Çalma listesinin küratörü olur mu?
Evet, olur. Çünkü insanlar artık robotikleşmiş ve kendilerine hitap etmeyen içeriklerden hoşlanmayıp daha organik bağlar kurabilecekleri bir içerik dünyasına adım atıyor. Dijital müzik platformlarının algoritmik yapısıyla yarattığı ve mood’lara çok da uyum sağlayamayan tekdüze çalma listeleri, yerini artık bilinen ünlü isimlerin düzenlediği çalma listelerine bırakmaya başladı. Öyle ki artık çalma listesi küratörlüğü yeni bir meslek dalı olarak geçiyor literatürde. Bu şarkıların, bir küratör tarafından seçilmeye başlamasıyla müzikal niteliğin de artması beraberinde geliyor. Çünkü birileri tarafından seçilecek şarkıların, o listeye girmesi için belli bir niteliğe sahip olması gerekiyor. Aslında bu, bir yandan hızlı bir şekilde üretim yapılan müzik endüstrisinde niteliği korumanın da yollarından biri olacak.

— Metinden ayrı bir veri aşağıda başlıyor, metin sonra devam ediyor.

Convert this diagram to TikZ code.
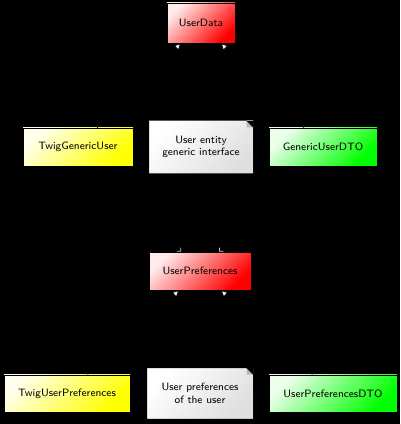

Bugünden yarına nelerin değişeceğini bile kestiremediğimiz kadar hızlı bir yolda ilerleyen müzik dünyası, tabii ki yalnızca bu trendlerle dönüşüme uğramayacak 2025’te. Kim bilir belki hiç beklemediğimiz bir yerden hiç beklemediğimiz müzikli bir uygulama çıkacak ve biz tüm yıl bunu konuşacağız. Ama şunu biliyorum ki, yeni yılda da müziğin bizi heyecanlandıran o harika tınıları yine hayatımızda olacak ve muhtemelen hiçbir trende tabi kalmayıp, ne biliyorsak onu dinlemeye devam edeceğiz.